Six years since a roof collapse in a Maxima supermarket in Riga claimed 54 lives, the guilty ones are yet to be brought to justice. The lengthy criminal proceedings have frustrated the victims' families, Latvia's public broadcaster LSM reports.
“I don’t like that the job is left unfinished, the process should be much faster,” Ineta Jakovele, whose daughter Elga died in the accident, told Latvian Radio.
The roof of the Lithuanian-owned Maxima supermarket in the Zolitūde district of Riga caved in on November 21, 2013, killing 54 people.
Trial hearings started two years later, with five people facing charges of violating construction rules and manslaughter, three officials accused of negligence and one defendant charged with violating work safety guidelines.
The first trial hearing in 2015 was held in an exposition centre, since Latvia's courtrooms could not accommodate hundreds of people who wanted to attend.
Four years and 150 hearings later, the court has yet to issue a ruling which is expected in the first half of 2020, according to LSM.
For victims' families, the wait is too long. The Zolitūde 21.11 organization points out that eight relatives of the deceased have themselves passed away.
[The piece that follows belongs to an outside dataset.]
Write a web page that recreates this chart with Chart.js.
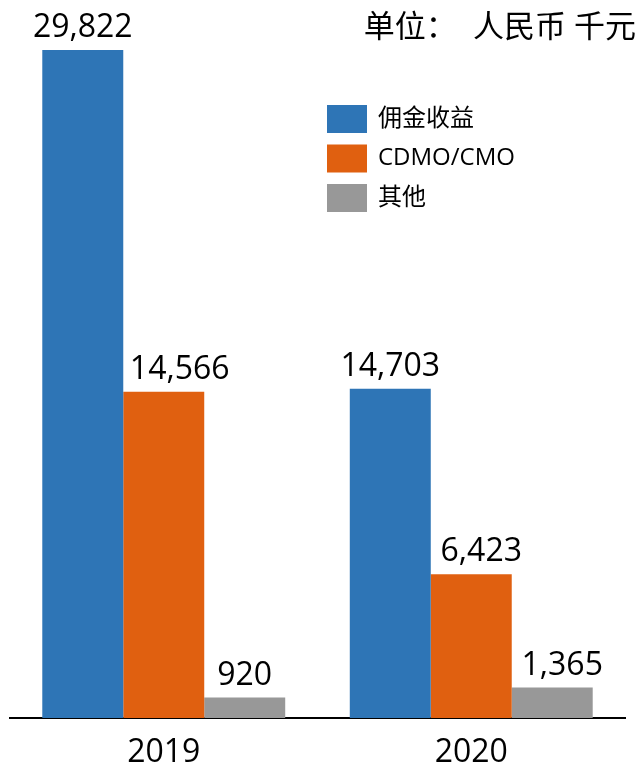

Jakovele, who lives in Daugavpils and cannot attend hearings in Riga, thinks that the long wait for justice undermines people's trust in state institutions.
“This is how I see it – if the courts don’t find anything or find anyone guilty, then we won’t have any kind of security in this country either. People won’t feel responsible, which will signal that they don’t have to take responsibility,” she is quoted by LSM.
This year, instead of a large-scale public event to commemorate the Zolitūde victims, Latvians are planning a protest over the lengthy proceedings on the site of the tragedy.
In parallel to the court proceedings, Maxima Latvija has agreed to pay compensations of 100,000 euros to the victims' families.